My ferruginea flowered!


----------



## Ghazanfar Ghori (Jan 27, 2004)

Very nice! Plant growth looks really robust too! Culture info?


----------



## DonaldmBoyer (Aug 18, 2005)

I am finding a newly discovered appreciation and admiration for those of you growing plants, especially crypts, emmersed fashion! They look stunning!
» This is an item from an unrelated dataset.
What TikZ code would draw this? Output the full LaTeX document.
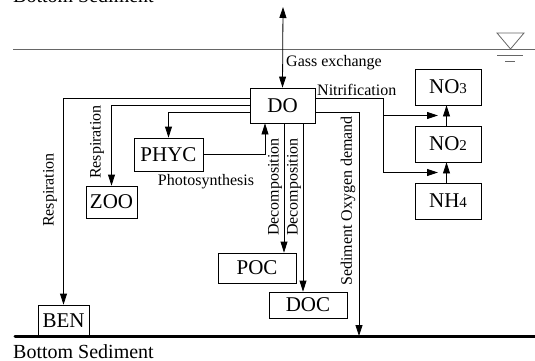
\documentclass[tikz,border=0pt]{standalone}
\usepackage{fontspec}
\setmainfont{Liberation Serif}
\usetikzlibrary{arrows.meta,calc}
\begin{document}
\begin{tikzpicture}[x=1pt,y=-1pt,
  box/.style={draw,line width=0.8pt,inner sep=0pt,font=\fontsize{21}{21}\selectfont},
  lbl/.style={inner sep=0pt,font=\fontsize{16}{16}\selectfont},
  ln/.style={line width=0.8pt},
  arr/.style={ln,-{Triangle[length=11pt,width=7pt]}},
  darr/.style={ln,{Triangle[length=11pt,width=7pt]}-{Triangle[length=11pt,width=7pt]}}]
\useasboundingbox (0,0) rectangle (535,361);
% water surface
\draw[black!60,line width=0.8pt] (13,49) -- (535,49);
\draw[black!60,line width=0.8pt] (497,33) -- (524,33) -- (510.5,49) -- cycle;
\draw[black!60,line width=0.8pt] (497,55) -- (523,55);
\draw[black!60,line width=0.8pt] (505,61) -- (515,61);
% bottom
\draw[line width=3pt,line cap=round] (15,336) -- (535,336);
\node[lbl,anchor=base west,font=\fontsize{20}{20}\selectfont] (bs) at (13,358) {Bottom Sediment};
\node[lbl,anchor=base west,font=\fontsize{20}{20}\selectfont] (bstop) at (13,3) {Bottom Sediment};
% boxes
\node[box,minimum width=65pt,minimum height=35pt] (DO) at (282.5,105.5) {DO};
\node[box,minimum width=66pt,minimum height=36pt] (NO3) at (448,87) {NO{\fontsize{15}{15}\selectfont 3}};
\node[box,minimum width=66pt,minimum height=36pt] (NO2) at (448,144) {NO{\fontsize{15}{15}\selectfont 2}};
\node[box,minimum width=66pt,minimum height=36pt] (NH4) at (448,201) {NH{\fontsize{15}{15}\selectfont 4}};
\node[box,minimum width=69pt,minimum height=33pt] (PHYC) at (168.5,154.5) {PHYC};
\node[box,minimum width=51pt,minimum height=32pt] (ZOO) at (111.5,202) {ZOO};
\node[box,minimum width=51pt,minimum height=31pt] (BEN) at (63.5,320.5) {BEN};
\node[box,minimum width=78pt,minimum height=30pt] (POC) at (257,268) {POC};
\node[box,minimum width=78pt,minimum height=26pt] (DOC) at (308,305) {DOC};
% gas exchange
\coordinate (gtop) at (283,7);
\draw[darr] (gtop) -- (DO.north);
\node[lbl,anchor=west] (gas) at (286,63) {Gass exchange};
% left side
\draw[arr] ([yshift=7.5pt]DO.west) -| (BEN.north);
\draw[arr] ([yshift=0.5pt]DO.west) -| (ZOO.north);
\draw[arr] ([yshift=-6.5pt]DO.west) -| (PHYC.north);
\draw[arr] (PHYC.east) -| ([xshift=-17.5pt]DO.south);
\node[lbl,rotate=90] (resp1) at (50,190) {Respiration};
\node[lbl,rotate=90] (resp2) at (97,142) {Respiration};
\node[lbl] (photo) at (206,182) {Photosynthesis};
% decomposition
\draw[arr] ([xshift=1.5pt]DO.south) -- ([xshift=1.5pt]DO.south |- POC.north);
\draw[arr] ([xshift=20.5pt]DO.south) -- ([xshift=20.5pt]DO.south |- DOC.north);
\node[lbl,rotate=90] (dec1) at (275,187) {Decomposition};
\node[lbl,rotate=90] (dec2) at (294,187) {Decomposition};
% sediment oxygen demand
\coordinate (sed) at (359,336);
\draw[arr] ([yshift=-6.5pt]DO.east) -| (sed);
\node[lbl,rotate=90] (sod) at (348,201) {Sediment Oxygen demand};
% nitrification
\node[lbl,anchor=west] (nit) at (317,90) {Nitrification};
\draw[arr] ([xshift=-1.5pt]NO2.north) -- ([xshift=-1.5pt]NO3.south);
\draw[arr] ([xshift=-1.5pt]NH4.north) -- ([xshift=-1.5pt]NO2.south);
\coordinate (m1) at ($(NO2.north)!0.5!(NO3.south)+(-10,0)$);
\coordinate (m2) at ($(NH4.north)!0.5!(NO2.south)+(-10,0)$);
\coordinate (j2) at (383,0 |- m2);
\draw[ln] ([yshift=7.5pt]DO.east) -| (j2);
\draw[arr] (j2) -- (m2);
\draw[arr] (j2 |- m1) -- (m1);
\end{tikzpicture}
\end{document}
Lorba--beautiful spaythe flower.....nice looking plant!!


----------



## lorba (Feb 4, 2004)

Thanks guys.

This plant is grown entirely in sphagnum moss.


----------



## DelawareJim (Nov 15, 2005)

Nice flower. Congratulations.

Long fibre sphagnum moss? Really? Or maybe sphagnum peat? Interesting.

Cheers.
Jim


----------



## Khamul1of9 (Oct 25, 2005)

Wow. Very nice. Do you grow it in an enclosure? What is the setup like? Lighting, humidity, watering schedule???? 
Beautiful inflorescence and plant!
I tried to get my moss to grow in the pots, all I got was algae.


----------



## rs79 (Dec 7, 2004)

Impressive!

Can you show us a photo of the plant growing in whatever setup you use please? What temperature is it kept at?


----------



## lorba (Feb 4, 2004)

Jim, its really just sphagnum moss for this pot. But for some other which i use only sphagnum moss, it turns black and smelly quickly, not sure why.

These are some pictures of one of my set up taken about 2-3 months back. Its pretty crowded now.

















I still have 3 x 3ft with pots and propagation, and 5 x 2fts which i sort of showcase some species. Will find time to take a picture. The office is air conditioned, so i guess temperature is about 25C?


----------



## ts168 (Apr 13, 2004)

Nice one roland.
What the tank dimension? height?


----------



## lorba (Feb 4, 2004)

the tanks in the pictures are 90x30x30cm


----------



## ferchu22 (Oct 27, 2007)

Very nice lorba, what about fertilization and water change?


----------



## lorba (Feb 4, 2004)

For some of the crypts, i added ADA multi-bottom. I changed the water once so far (4months old set up) and added some mineral supplies.

I do not have a mister, so i spray them almost daily. 

Right now, with the talk on less humidity and i experiencing occassional leave melting when they come into contact with an object, I am pondering if i should have some air gaps between the covers.


----------